I am trying to get amanda to recover - and I have hit this bug reported in debian lenny where the client trying to do the recovery insists on using ipv6 to talk to an ipv4 machine which fails.
http://bugs.debian.org/cgi-bin/bugreport.cgi?bug=482754
which has a fix in amanda-client Version: 1:2.5.2p1-5 as per bug report in **26 Mar 2009**
- *BUT* where can I get this - today in Dec 2011????
http://packages.debian.org/search?keywords=amanda-client lists the latest lenny version as 1:2.5.2p1-4 (the version I am running).

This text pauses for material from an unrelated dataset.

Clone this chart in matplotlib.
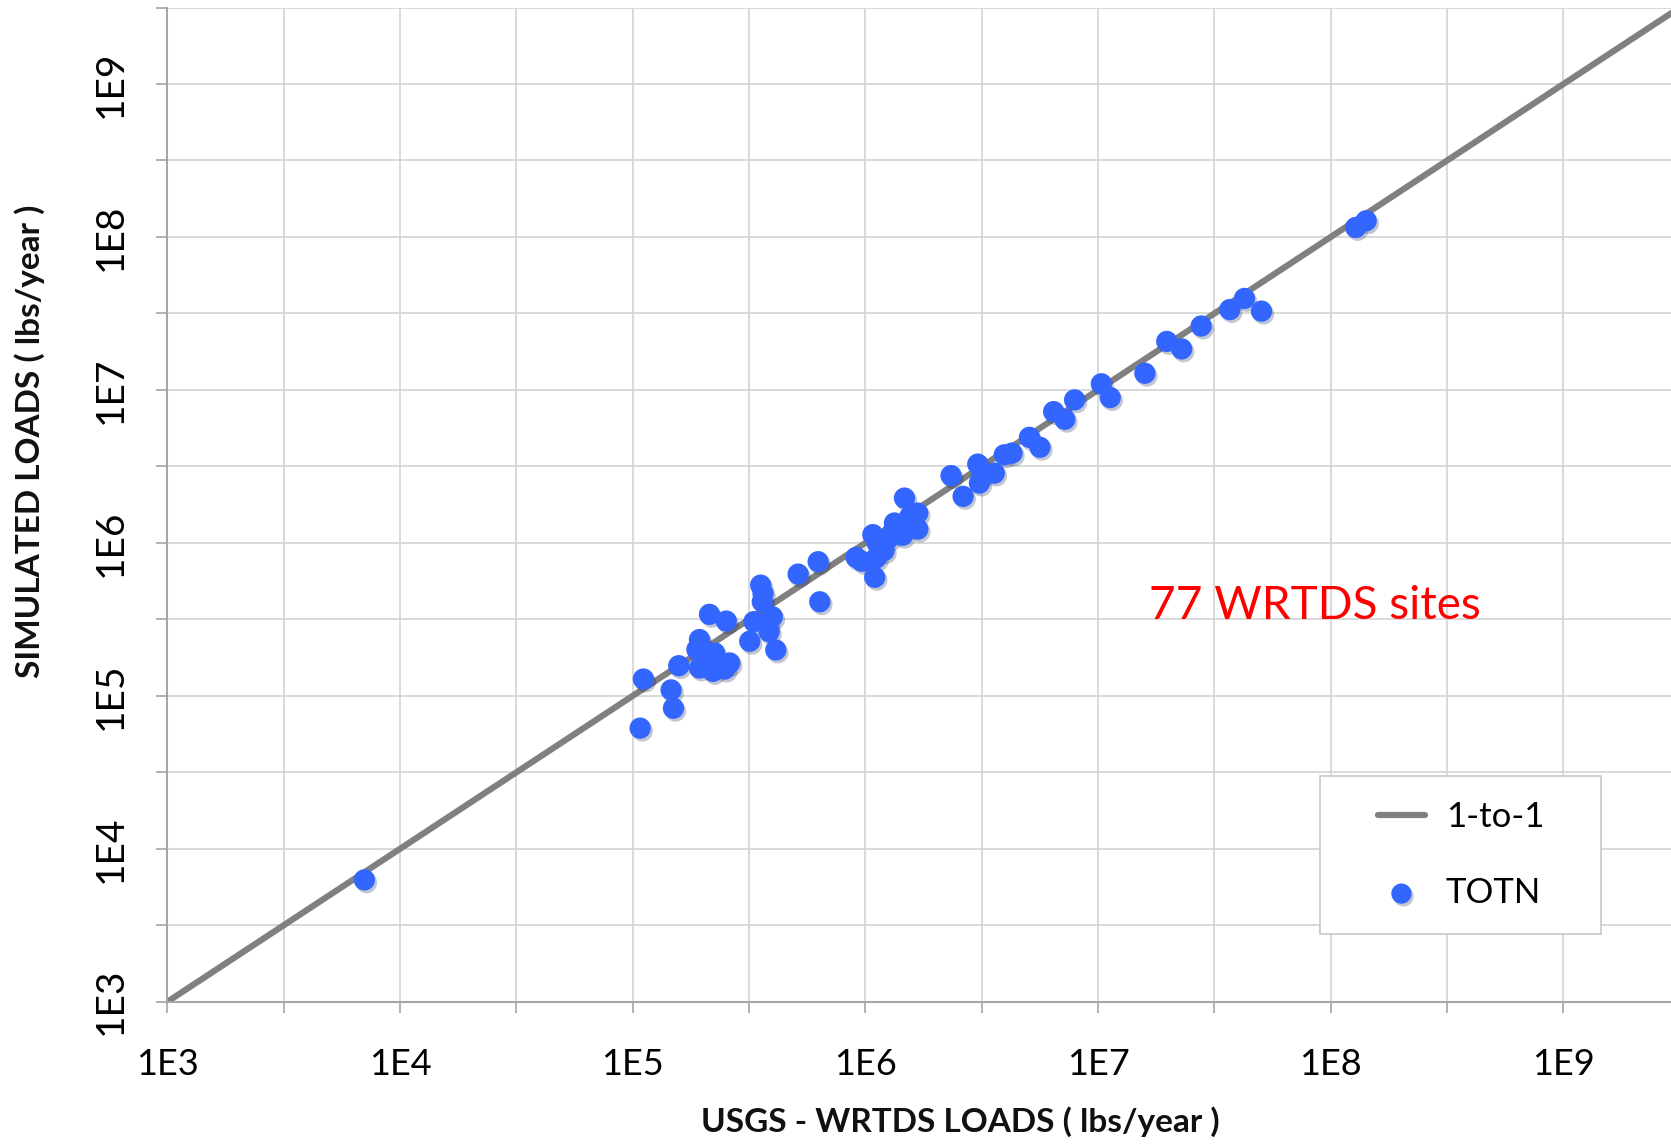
import numpy as np
import matplotlib
matplotlib.use("Agg")
import matplotlib.pyplot as plt
from matplotlib import patheffects as pe
from matplotlib.patches import Rectangle
from matplotlib.ticker import FixedLocator, FuncFormatter
import matplotlib.font_manager as fm

# ---- data (log10 values) ----
usgs_log = [3.847, 5.032, 5.046, 5.165, 5.175, 5.198, 5.276, 5.287, 5.330, 5.402,
            5.287, 5.352, 5.345, 5.417, 5.315, 5.395, 5.330, 5.370, 5.503, 5.521,
            5.550, 5.557, 5.600, 5.586, 5.615, 5.560, 5.580, 5.711, 5.797, 5.804,
            5.960, 5.985, 6.046, 6.032, 6.040, 6.100, 6.125, 6.160, 6.168, 6.225,
            6.225, 6.190, 6.080, 6.150, 6.050, 6.120, 6.368, 6.420, 6.483, 6.490,
            6.500, 6.554, 6.597, 6.630, 6.705, 6.750, 6.809, 6.857, 6.899, 7.014,
            7.052, 7.201, 7.295, 7.359, 7.443, 7.566, 7.629, 7.702, 8.107, 8.152]
sim_log = [3.797, 4.789, 5.110, 5.039, 4.919, 5.197, 5.303, 5.368, 5.533, 5.489,
           5.182, 5.281, 5.160, 5.215, 5.200, 5.175, 5.240, 5.220, 5.357, 5.485,
           5.724, 5.615, 5.517, 5.419, 5.300, 5.670, 5.470, 5.796, 5.877, 5.615,
           5.905, 5.880, 5.901, 6.054, 5.775, 6.030, 6.130, 6.050, 6.293, 6.195,
           6.090, 6.170, 5.950, 6.100, 6.000, 6.080, 6.440, 6.304, 6.515, 6.391,
           6.450, 6.456, 6.576, 6.587, 6.690, 6.625, 6.858, 6.808, 6.935, 7.040,
           6.950, 7.109, 7.317, 7.268, 7.418, 7.525, 7.598, 7.515, 8.062, 8.106]
usgs_loads = [10 ** v for v in usgs_log]
sim_loads = [10 ** v for v in sim_log]

one_to_one = [1e3, 1e10]
tick_labels = ["1E3", "1E4", "1E5", "1E6", "1E7", "1E8", "1E9"]
annotation = "77 WRTDS sites"

avail = {f.name for f in fm.fontManager.ttflist}
main_font = "Lato" if "Lato" in avail else "DejaVu Sans"
narrow_font = "Liberation Sans Narrow" if "Liberation Sans Narrow" in avail else main_font

W, H = 1671, 1144
fig = plt.figure(figsize=(W / 100, H / 100), dpi=100)
ax = fig.add_axes([167.3 / W, 1 - 1001.8 / H, 1 - 167.3 / W, (1001.8 - 7.5) / H])
ax.set_xscale("log")
ax.set_yscale("log")
ax.set_xlim(1e3, 10 ** 9.462)
ax.set_ylim(1e3, 10 ** 9.5)

half = [10 ** (k / 2) for k in range(6, 20)]


def fmt(v, p):
    lv = np.log10(v)
    if abs(lv - round(lv)) < 1e-6:
        return tick_labels[int(round(lv)) - 3] if 3 <= round(lv) <= 9 else ""
    return ""


for axis in (ax.xaxis, ax.yaxis):
    axis.set_major_locator(FixedLocator(half))
    axis.set_minor_locator(FixedLocator([]))
    axis.set_major_formatter(FuncFormatter(fmt))

ax.grid(True, which="major", color="#d3d3d3", linewidth=1.2)
ax.set_axisbelow(True)
for s in ("top", "right"):
    ax.spines[s].set_visible(False)
for s in ("left", "bottom"):
    ax.spines[s].set_color("#a6a6a6")
    ax.spines[s].set_linewidth(1.5)

ax.tick_params(axis="both", direction="out", length=8, width=1.2, color="#a6a6a6")
ax.tick_params(axis="x", pad=25, labelsize=26)
ax.tick_params(axis="y", pad=33, labelsize=28)
for lab in ax.get_xticklabels():
    lab.set_fontfamily(main_font)
for lab in ax.get_yticklabels():
    lab.set_fontfamily(narrow_font)
    lab.set_rotation(90)
    lab.set_va("center")
    lab.set_ha("center")

ax.plot(one_to_one, one_to_one, color="#808080", linewidth=4.5, zorder=2, label="1-to-1",
        solid_capstyle="round")
ax.scatter(usgs_loads, sim_loads, s=235, color="#3366ff", zorder=3, label="TOTN",
           linewidths=0,
           path_effects=[pe.SimplePatchShadow(offset=(1.5, -2), alpha=0.25), pe.Normal()])

ax.text(10 ** 7.22, 10 ** 5.59, annotation, color="#ff0000", fontsize=33,
        fontfamily=main_font, va="center", ha="left")

# legend box
x0, y0, x1, y1 = 1320.4, 775.8, 1600.7, 933.5
box = Rectangle((x0 / W, 1 - y1 / H), (x1 - x0) / W, (y1 - y0) / H,
                transform=fig.transFigure, facecolor="white", edgecolor="#c8c8c8",
                linewidth=1.2, zorder=4)
ax.add_artist(box)
leg = ax.legend(loc="center left", bbox_to_anchor=(1378 / W, 1 - 855 / H),
                bbox_transform=fig.transFigure, frameon=False,
                labelspacing=1.25, handlelength=1.35, handletextpad=0.6,
                borderpad=0, borderaxespad=0,
                prop={"family": main_font, "size": 25}, markerscale=0.95)
leg.set_zorder(5)

fig.text(960 / W, 1 - 1122 / H, "USGS - WRTDS LOADS ( lbs/year )", fontsize=24,
         fontweight="bold", fontfamily=main_font, ha="center", va="center", color="#111111")
fig.text(30 / W, 1 - 441 / H, "SIMULATED LOADS ( lbs/year )", fontsize=24,
         fontweight="bold", fontfamily=narrow_font, ha="center", va="center",
         rotation=90, color="#111111")

fig.savefig("out.png", dpi=100)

easiest way is to upgrade to squeeze. or just upgrade amanda-client from squeeze. as that URL mentions, . lenny has 1:2.5.2p1-4 . squeeze has 1:2.6.1p2-3 . wheezy (testing) and sid (unstable) have 1:3.3.0-1+b1 you could try searching in debian backports, but i didn't find it in there (i only spent 30 seconds attempting it, so it might be there. dunno. personally, i think backports is a waste of time and you're better off just upgrading). find out more about debian backports at: http://wiki.debian.org/Backports if you want to backport a newer version yourself, download the debianised sources for 2.6.1p2-3 or 3.3.0-1+b1 and rebuild the package. Note that for many packages (i.e. ones that don't have complex dependancies) this is very simple and low hassle, but for some packages (that depend on newer versions of other pkgs such as libraries) you have to manually chase the dependancy chain and compile (and install) newer versions of the things it depends on....it's far less hassle to just upgrade either the entire distro or (see below) just the specific packages. alternatively, download the .dsc, .orig.tar.gz, and .diff.gz files for 1:2.5.2p1-5 from here: https://launchpad.net/debian/sid/+source/amanda/1:2.5.2p1-5 or here: http://amanda.sourcearchive.com/downloads/1:2.5.2p1-5/ then use dpkg-source to extract the debianised sources, and dpkg-buildpackage to compile them. then install with dpkg. you will need to install 'build-essential' first, and whatever build-dependancies amanda has: Build-Depends: debhelper (>= 5), dump, gnuplot, libncurses5-dev, libreadline5-dev | libreadline-dev, libtool, flex, perl, smbclient, mailx, lpr, mtx, xfsdump, po-debconf this should compile and install on lenny with no hassle.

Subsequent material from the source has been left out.